Look at almost every “developed” economy in Asia. The people first learn to speak, read and write in their own native tongue. And then, because they have to do business with the English speaking world, they also learn English. When the Japanese automotive giants started doing business with the Americans, they didn’t learn English, they went with English translators.
Many of these countries are cultural and ethnic melting pots - though perhaps not as complex as India-and so accommodating more than one language has never been a problem. Singapore has six official languages.
But why look at our neighbours? India’s greatest minds that shaped not only modern India but also the world were people who had their primary education in their mother tongue and later learnt English. Out of that long list, just one name is enough as an example.
Mohandas Karamchand Gandhi. So, why can’t we be Kannada-speaking (or Tamil speaking or Marathi speaking or any-one-of-the 14-official-languages-2000-dialects-speaking) people who are also fluent in English? Kuvempu wrote his first poem in English. R.K Narayan was brought up by his grandmother who taught him, among other things Sanskrit literature.

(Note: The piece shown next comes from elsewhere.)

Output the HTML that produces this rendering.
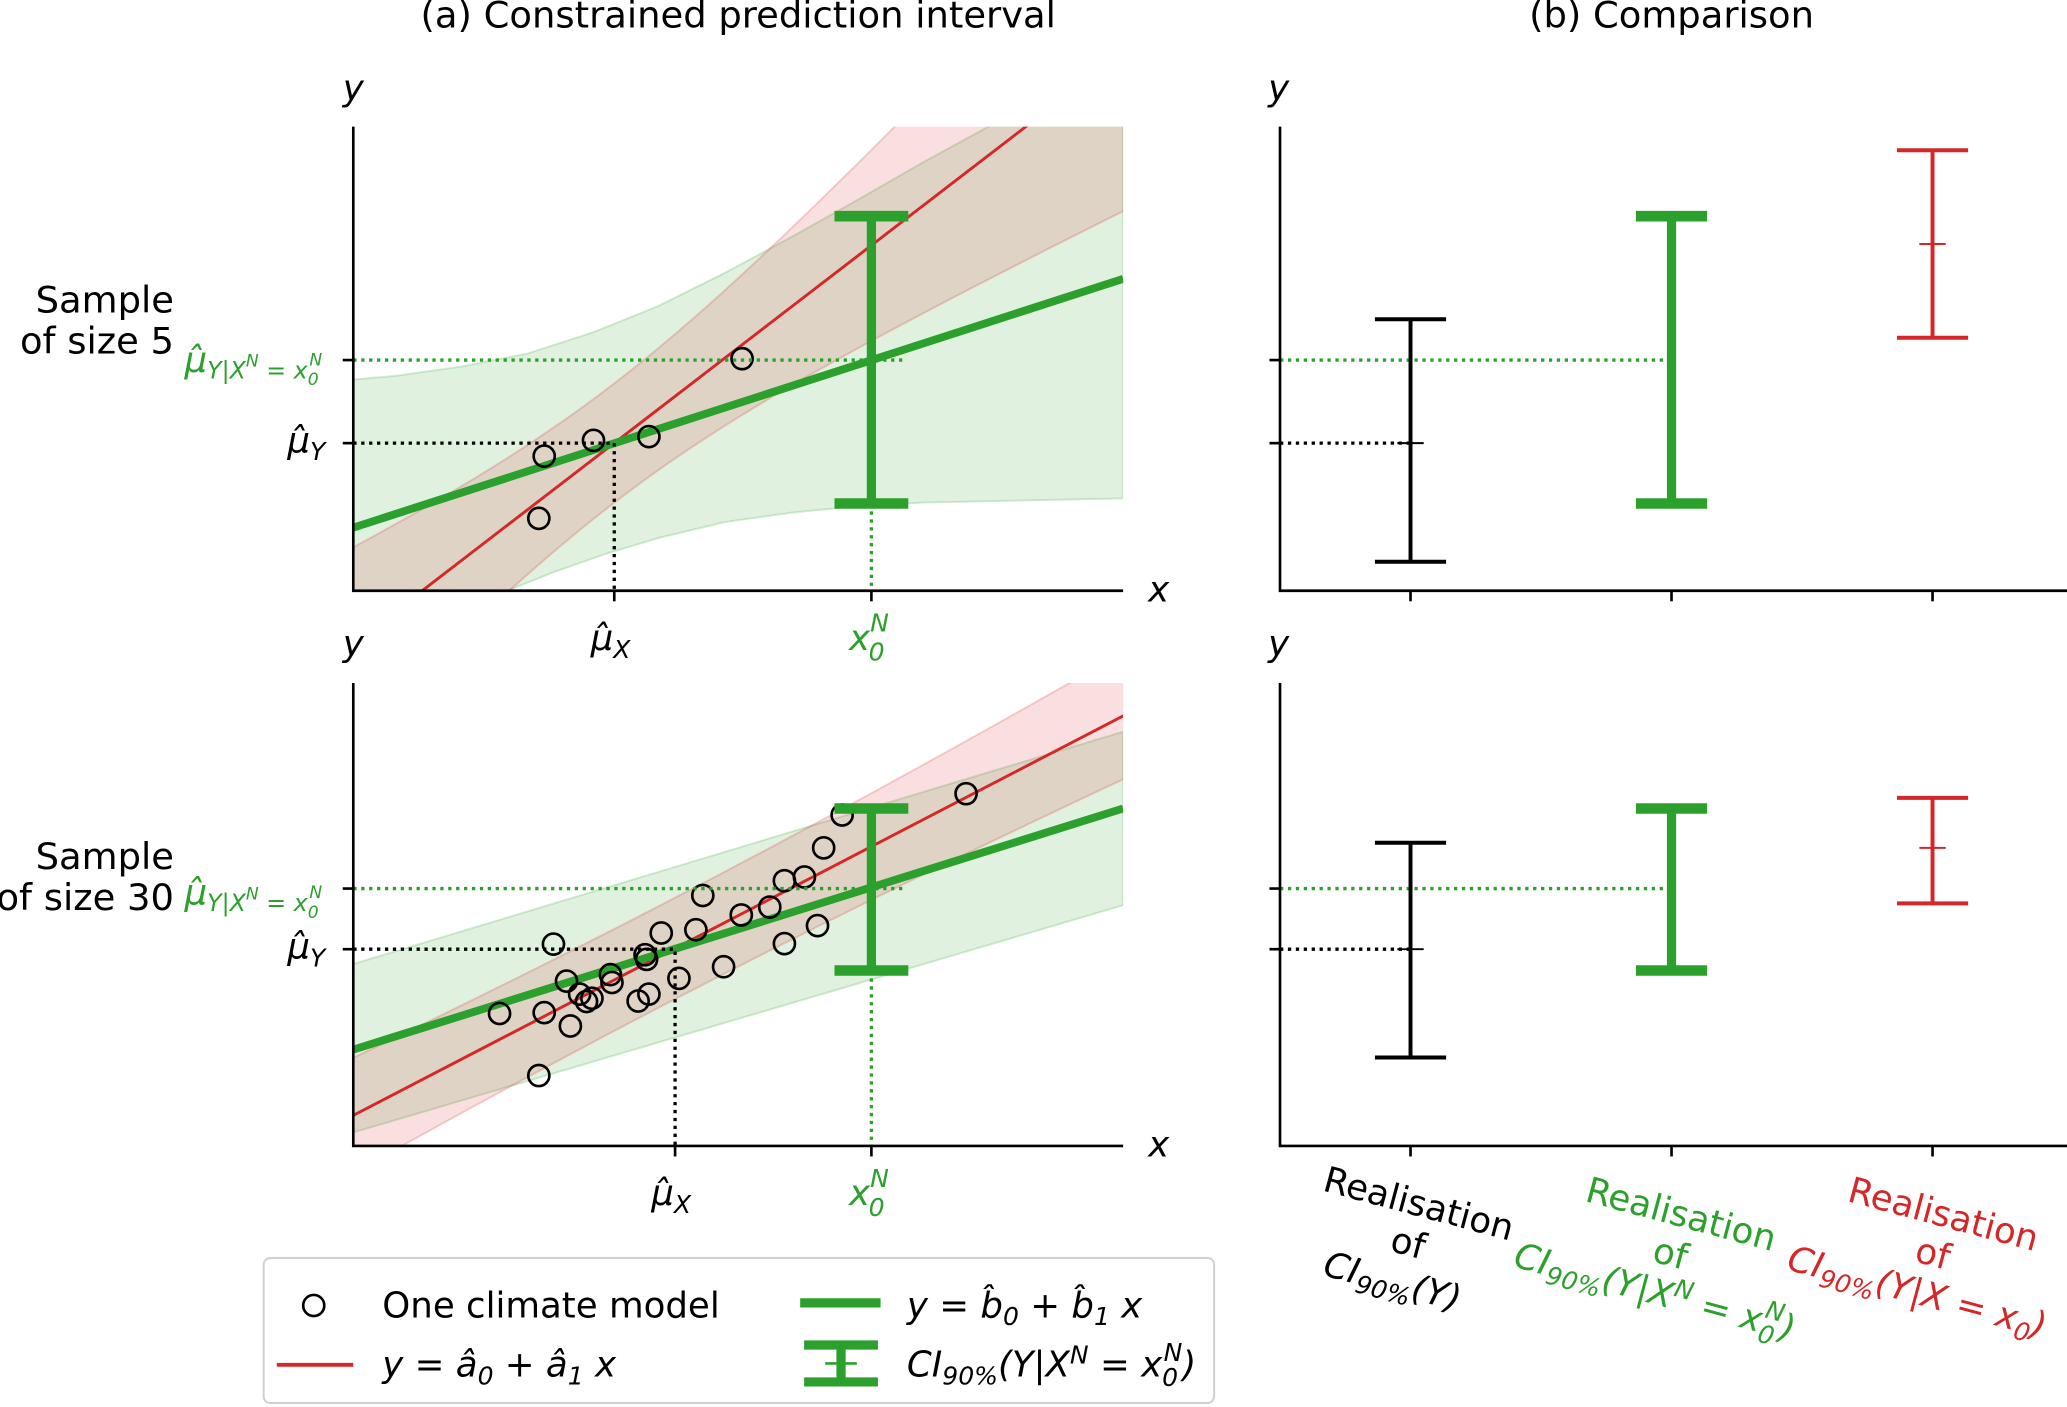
<!DOCTYPE html>
<html><head><meta charset="utf-8">
<style>
html,body{margin:0;padding:0;background:#fff;}
svg{display:block;font-family:"DejaVu Sans","Liberation Sans",sans-serif;}
.it{font-style:italic;}
</style></head>
<body>
<svg id="chart" width="2067" height="1407" viewBox="0 0 1568 1067" preserveAspectRatio="none" xmlns="http://www.w3.org/2000/svg">
<defs>
<clipPath id="clipA1"><rect x="268" y="96" width="584" height="352"/></clipPath>
<clipPath id="clipA2"><rect x="268" y="518" width="584" height="351"/></clipPath>
</defs>
<g id="layerA1" clip-path="url(#clipA1)"></g>
<g id="layerA2" clip-path="url(#clipA2)"></g>
<g id="layerTop"></g>

<text x="560" y="21" font-size="28" text-anchor="middle">(a) Constrained prediction interval</text>
<text x="1268" y="21" font-size="28" text-anchor="middle">(b) Comparison</text>

<text font-size="28" text-anchor="end"><tspan x="132" y="237">Sample</tspan><tspan x="132" y="268">of size 5</tspan></text>
<text font-size="28" text-anchor="end"><tspan x="132" y="659">Sample</tspan><tspan x="132" y="690">of size 30</tspan></text>

<g font-size="27" class="it">
<text x="260" y="76">y</text>
<text x="260" y="497">y</text>
<text x="962" y="76">y</text>
<text x="962" y="497">y</text>
<text x="871" y="456">x</text>
<text x="871" y="877">x</text>
</g>

<g font-size="27" class="it">
<text x="448" y="493">μ̂<tspan font-size="19" dy="6">X</tspan></text>
<text x="644" y="493" fill="#2ca02c">x<tspan font-size="19" dx="-1" dy="8">0</tspan><tspan font-size="19" dx="-11" dy="-22">N</tspan></text>
<text x="494" y="914">μ̂<tspan font-size="19" dy="6">X</tspan></text>
<text x="644" y="914" fill="#2ca02c">x<tspan font-size="19" dx="-1" dy="8">0</tspan><tspan font-size="19" dx="-11" dy="-22">N</tspan></text>
<text x="218" y="343">μ̂<tspan font-size="19" dy="6">Y</tspan></text>
<text x="218" y="727">μ̂<tspan font-size="19" dy="6">Y</tspan></text>
<text x="140" y="282" fill="#2ca02c">μ̂<tspan font-size="18" dy="5">Y|X</tspan><tspan font-size="13" dy="-9">N</tspan><tspan font-size="18" dy="9"> = x</tspan><tspan font-size="13" dy="5">0</tspan><tspan font-size="13" dx="-7" dy="-15">N</tspan></text>
<text x="140" y="686" fill="#2ca02c">μ̂<tspan font-size="18" dy="5">Y|X</tspan><tspan font-size="13" dy="-9">N</tspan><tspan font-size="18" dy="9"> = x</tspan><tspan font-size="13" dy="5">0</tspan><tspan font-size="13" dx="-7" dy="-15">N</tspan></text>
</g>

<g font-size="27">
<g transform="translate(1076,914) rotate(15)" text-anchor="middle">
<text x="0" y="8">Realisation</text><text x="0" y="39">of</text>
<text x="-4" y="70" class="it">CI<tspan font-size="19" dy="6">90%</tspan><tspan dy="-6">(Y)</tspan></text></g>
<g transform="translate(1275,922) rotate(15)" text-anchor="middle" fill="#2ca02c">
<text x="0" y="8">Realisation</text><text x="0" y="39">of</text>
<text x="-4" y="70" class="it">CI<tspan font-size="19" dy="6">90%</tspan><tspan dy="-6">(Y|X</tspan><tspan font-size="19" dy="-10">N</tspan><tspan dy="10"> = x</tspan><tspan font-size="19" dy="7">0</tspan><tspan font-size="19" dx="-11" dy="-19">N</tspan><tspan dy="12">)</tspan></text></g>
<g transform="translate(1474,922) rotate(15)" text-anchor="middle" fill="#d62728">
<text x="0" y="8">Realisation</text><text x="0" y="39">of</text>
<text x="-4" y="70" class="it">CI<tspan font-size="19" dy="6">90%</tspan><tspan dy="-6">(Y|X = x</tspan><tspan font-size="19" dy="6">0</tspan><tspan dy="-6">)</tspan></text></g>
</g>

<g>
<rect x="200" y="954" width="721" height="110" rx="5" fill="#fff" fill-opacity="0.8" stroke="#d0d0d0" stroke-width="1.5"/>
<circle cx="238" cy="990" r="8" fill="none" stroke="#000" stroke-width="2"/>
<text x="290" y="999" font-size="27">One climate model</text>
<line x1="210" y1="1035" x2="268" y2="1035" stroke="#d62728" stroke-width="3"/>
<text x="290" y="1044" font-size="27" class="it">y = â<tspan font-size="19" dy="6">0</tspan><tspan dy="-6"> + â</tspan><tspan font-size="19" dy="6">1</tspan><tspan dy="-6"> x</tspan></text>
<line x1="607" y1="988" x2="668" y2="988" stroke="#2ca02c" stroke-width="7"/>
<text x="688" y="999" font-size="27" class="it">y = b̂<tspan font-size="19" dy="6">0</tspan><tspan dy="-6"> + b̂</tspan><tspan font-size="19" dy="6">1</tspan><tspan dy="-6"> x</tspan></text>
<g stroke="#2ca02c">
<line x1="610" y1="1020" x2="666" y2="1020" stroke-width="7"/>
<line x1="610" y1="1048" x2="666" y2="1048" stroke-width="7"/>
<line x1="638" y1="1020" x2="638" y2="1048" stroke-width="7"/>
<line x1="626" y1="1034" x2="650" y2="1034" stroke-width="2"/>
</g>
<text x="688" y="1044" font-size="27" class="it">CI<tspan font-size="19" dy="6">90%</tspan><tspan dy="-6">(Y|X</tspan><tspan font-size="19" dy="-10">N</tspan><tspan dy="10"> = x</tspan><tspan font-size="19" dy="7">0</tspan><tspan font-size="19" dx="-11" dy="-19">N</tspan><tspan dy="12">)</tspan></text>
</g>
</svg>
<script>
// ---------- data ----------
// panel (a) top: sample of size 5
const top_px = [2.41, 2.48, 3.12, 3.84, 5.05];
const top_py = [1.56, 2.90, 3.24, 3.32, 5.00];
const top_red = [-1.14, 1.275];      // intercept, slope
const top_green = [1.36, 0.536];
const top_mu = [3.39, 3.18];         // muX, muY
const top_x0 = 6.73;
const top_muYX = 4.97;
const top_ci = [1.88, 8.07];
const top_redBand = [1.65, 0.232];   // variance params
const top_gUp_x = [0, 0.55, 1.40, 2.26, 3.12, 3.97, 4.83, 5.68, 6.54, 7.40, 8.25, 10];
const top_gUp_y = [4.55, 4.63, 4.83, 5.11, 5.57, 6.14, 6.85, 7.61, 8.41, 9.23, 10.0, 11.6];
const top_gLo_x = [0, 2.0, 2.60, 3.29, 3.97, 4.83, 5.68, 6.54, 7.40, 10];
const top_gLo_y = [-1.5, 0, 0.40, 0.80, 1.14, 1.48, 1.68, 1.82, 1.90, 1.99];

// panel (a) bottom: sample of size 30
const bot_px = [1.90,2.48,2.82,2.41,2.60,2.77,2.94,3.03,3.10,3.34,3.36,3.70,3.84,3.79,4.00,4.23,4.45,4.54,4.81,5.04,5.41,5.60,5.60,5.86,6.03,6.11,6.35,7.96,3.81];
const bot_py = [2.86,2.88,2.59,1.52,4.36,3.56,3.28,3.12,3.19,3.70,3.53,3.13,3.28,4.13,4.60,3.62,4.67,5.41,3.87,4.99,5.16,4.37,5.73,5.81,4.76,6.44,7.15,7.61,4.03];
const bot_red = [0.66, 0.863];
const bot_green = [2.08, 0.521];
const bot_mu = [4.18, 4.25];
const bot_x0 = 6.73;
const bot_muYX = 5.56;
const bot_ci = [3.79, 7.29];
const bot_redBand = [1.2, 0.02];
const bot_gUp_x = [0, 10];
const bot_gUp_y = [3.93, 8.95];
const bot_gLo_x = [0, 10];
const bot_gLo_y = [0.29, 5.20];

// panel (b) comparison
const cmp_categories = ['unconstrained', 'constrained-observed', 'constrained-true'];
const cmp_top_lo = [0.625, 1.88, 5.45];
const cmp_top_hi = [5.85, 8.07, 9.49];
const cmp_top_mid = [3.18, null, 7.47];
const cmp_bot_lo = [1.91, 3.79, 5.24];
const cmp_bot_hi = [6.55, 7.29, 7.52];
const cmp_bot_mid = [4.25, null, 6.44];

// ---------- drawing ----------
const NS = 'http://www.w3.org/2000/svg';
const G = '#2ca02c', R = '#d62728';
const svg = document.getElementById('chart');
const overlay = document.getElementById('layerTop');
function el(tag, attrs, parent) {
  const e = document.createElementNS(NS, tag);
  for (const k in attrs) e.setAttribute(k, attrs[k]);
  parent.appendChild(e);
  return e;
}
function xA(v) { return 268 + v * 58.4; }
function yScale(topPx, botPx) { return v => botPx - v * (botPx - topPx) / 10; }
function xB(i) { return 1070 + i * 198; }

function drawPanelA(layer, yA, topPx, botPx, pxs, pys, red, green, mu, x0, muYX, ci, rb, gux, guy, glx, gly, tag) {
  let pts = [];
  for (let i = 0; i < gux.length; i++) pts.push(xA(gux[i]) + ',' + yA(guy[i]));
  for (let i = glx.length - 1; i >= 0; i--) pts.push(xA(glx[i]) + ',' + yA(gly[i]));
  const gb = el('polygon', {points: pts.join(' '), fill: 'rgba(44,160,44,0.15)', stroke: 'rgba(44,160,44,0.2)', 'stroke-width': 1.5, 'stroke-linejoin': 'round'}, layer);
  
  
  let up = [], lo = [];
  for (let k = 0; k <= 60; k++) {
    const x = -1 + k * 12 / 60;
    const h = Math.sqrt(rb[0] + rb[1] * (x - mu[0]) * (x - mu[0]));
    const yc = red[0] + red[1] * x;
    up.push(xA(x) + ',' + yA(yc + h));
    lo.unshift(xA(x) + ',' + yA(yc - h));
  }
  const rbd = el('polygon', {points: up.concat(lo).join(' '), fill: 'rgba(214,39,40,0.15)', stroke: 'rgba(214,39,40,0.2)', 'stroke-width': 1.5}, layer);
  
  
  const rl = el('line', {x1: xA(-1), y1: yA(red[0] - red[1]), x2: xA(11), y2: yA(red[0] + 11 * red[1]), stroke: R, 'stroke-width': 2.2}, layer);
  
  
  for (let i = 0; i < pxs.length; i++) {
    const c = el('circle', {cx: xA(pxs[i]), cy: yA(pys[i]), r: 8, fill: 'none', stroke: '#000', 'stroke-width': 2}, overlay);
    
    
  }
  const gl = el('line', {x1: xA(0), y1: yA(green[0]), x2: xA(10), y2: yA(green[0] + 10 * green[1]), stroke: G, 'stroke-width': 6}, layer);
  
  
  const d1 = el('polyline', {points: `${xA(0)},${yA(mu[1])} ${xA(mu[0])},${yA(mu[1])} ${xA(mu[0])},${botPx}`, fill: 'none', stroke: '#000', 'stroke-width': 2.5, 'stroke-dasharray': '2.5,3.5'}, overlay);
  
  
  const d2 = el('line', {x1: xA(0), y1: yA(muYX), x2: xA(x0) + 27, y2: yA(muYX), stroke: G, 'stroke-width': 2.5, 'stroke-dasharray': '2.5,3.5'}, overlay);
  
  
  const d3 = el('line', {x1: xA(x0), y1: yA(ci[0]), x2: xA(x0), y2: botPx, stroke: G, 'stroke-width': 2.5, 'stroke-dasharray': '2.5,3.5'}, overlay);
  
  
  const eb = el('g', {stroke: G}, overlay);
  
  
  el('line', {x1: xA(x0), y1: yA(ci[0]), x2: xA(x0), y2: yA(ci[1]), 'stroke-width': 7}, eb);
  el('line', {x1: xA(x0) - 28, y1: yA(ci[0]), x2: xA(x0) + 28, y2: yA(ci[0]), 'stroke-width': 8}, eb);
  el('line', {x1: xA(x0) - 28, y1: yA(ci[1]), x2: xA(x0) + 28, y2: yA(ci[1]), 'stroke-width': 8}, eb);
  const ax = el('polyline', {points: `268,${topPx} 268,${botPx} 852,${botPx}`, fill: 'none', stroke: '#000', 'stroke-width': 2}, overlay);
  
  
  for (const yv of [mu[1], muYX]) {
    const t = el('line', {x1: 260, y1: yA(yv), x2: 268, y2: yA(yv), stroke: '#000', 'stroke-width': 2}, overlay);
    
    
  }
  for (const xv of [mu[0], x0]) {
    const t = el('line', {x1: xA(xv), y1: botPx, x2: xA(xv), y2: botPx + 8, stroke: '#000', 'stroke-width': 2}, overlay);
    
    
  }
}

function drawPanelB(yA, topPx, botPx, lo, hi, mid, muY, muYX, tag) {
  const colors = ['#000', G, R];
  const lw = [3, 7, 3], cw = [3, 8, 3];
  const g1 = el('line', {x1: 971, y1: yA(muYX), x2: xB(1), y2: yA(muYX), stroke: G, 'stroke-width': 2.5, 'stroke-dasharray': '2.5,3.5'}, overlay);
  
  
  const g2 = el('line', {x1: 971, y1: yA(muY), x2: xB(0), y2: yA(muY), stroke: '#000', 'stroke-width': 2.5, 'stroke-dasharray': '2.5,3.5'}, overlay);
  
  
  for (let i = 0; i < cmp_categories.length; i++) {
    const g = el('g', {stroke: colors[i]}, overlay);
    
    
    const x = xB(i);
    el('line', {x1: x, y1: yA(lo[i]), x2: x, y2: yA(hi[i]), 'stroke-width': lw[i]}, g);
    el('line', {x1: x - 27, y1: yA(lo[i]), x2: x + 27, y2: yA(lo[i]), 'stroke-width': cw[i]}, g);
    el('line', {x1: x - 27, y1: yA(hi[i]), x2: x + 27, y2: yA(hi[i]), 'stroke-width': cw[i]}, g);
    if (mid[i] !== null) el('line', {x1: x - 10, y1: yA(mid[i]), x2: x + 10, y2: yA(mid[i]), 'stroke-width': 1.5}, g);
  }
  const ax = el('polyline', {points: `971,${topPx} 971,${botPx} 1570,${botPx}`, fill: 'none', stroke: '#000', 'stroke-width': 2}, overlay);
  
  
  for (const yv of [muY, muYX]) {
    const t = el('line', {x1: 963, y1: yA(yv), x2: 971, y2: yA(yv), stroke: '#000', 'stroke-width': 2}, overlay);
    
    
  }
  for (let i = 0; i < cmp_categories.length; i++) {
    const t = el('line', {x1: xB(i), y1: botPx, x2: xB(i), y2: botPx + 8, stroke: '#000', 'stroke-width': 2}, overlay);
    
    
  }
}

const yTop = yScale(96, 448), yBot = yScale(518, 869);
drawPanelA(document.getElementById('layerA1'), yTop, 96, 448, top_px, top_py, top_red, top_green, top_mu, top_x0, top_muYX, top_ci, top_redBand, top_gUp_x, top_gUp_y, top_gLo_x, top_gLo_y, 'top');
drawPanelA(document.getElementById('layerA2'), yBot, 518, 869, bot_px, bot_py, bot_red, bot_green, bot_mu, bot_x0, bot_muYX, bot_ci, bot_redBand, bot_gUp_x, bot_gUp_y, bot_gLo_x, bot_gLo_y, 'bottom');
drawPanelB(yTop, 96, 448, cmp_top_lo, cmp_top_hi, cmp_top_mid, top_mu[1], top_muYX, 'top');
drawPanelB(yBot, 518, 869, cmp_bot_lo, cmp_bot_hi, cmp_bot_mid, bot_mu[1], bot_muYX, 'bottom');
</script>
</body></html>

Tagore founded Shantiniketan, (Amartya Sen and Satayjit are among its alumni) and it is said that the great physicist, S. N. Bose fought for the introduction of Bengali as the medium of instruction and as Professor in Calcutta University in 1945, taught physics to the postgraduate students in Bengali. I am sure for each of these examples, there are hundreds more.
So, make our children bilingual.
But when I say that, it includes one important clause and that is how we define the word “language”.
In my penultimate year in school, I received one of the most precious gift of my life. And the woman who gave it to me was my English Literature teacher. Because she made me fall madly, deeply and irrevocably in love with the English language, a love has not faded to this day. She did this by making me taste its great literature and poetry, a taste that had me hooked forever. She made me understand that language is not just alphabets and a conglomeration of words but a living, breathing thing that through which we individually and collectively exist.
I wish I had such a teacher of Kannada Literature. Because that is how language should be taught – any language. Along with its history and literature and song and theatre and folklore. Sadly, today, language is the first causality of our education system. A tiny minority of us have access to “quality education” but in the process, we become the Engilliterate elite; linguistic exiles, disconnected from our roots. (And I am one of them.) Watch the average Hindi film award function and you will know what I mean.
For the rest, many will never have access to an “English medium” school. And thank God for that. Because the hundreds of thousands of “English-medium” institutions that have sprouted up all over our country will make sure that their children will be illiterate in two languages – English and their mother tongue. The local newspaper recently had ad from a top HR firm asking for people with fluency in the English language to conduct training workshops. One of them was to improve the quality of spoken and written English. The participants? New recruits to software companies – including Infosys – who came from “vernacular” backgrounds. The length of the workshop? 3 days!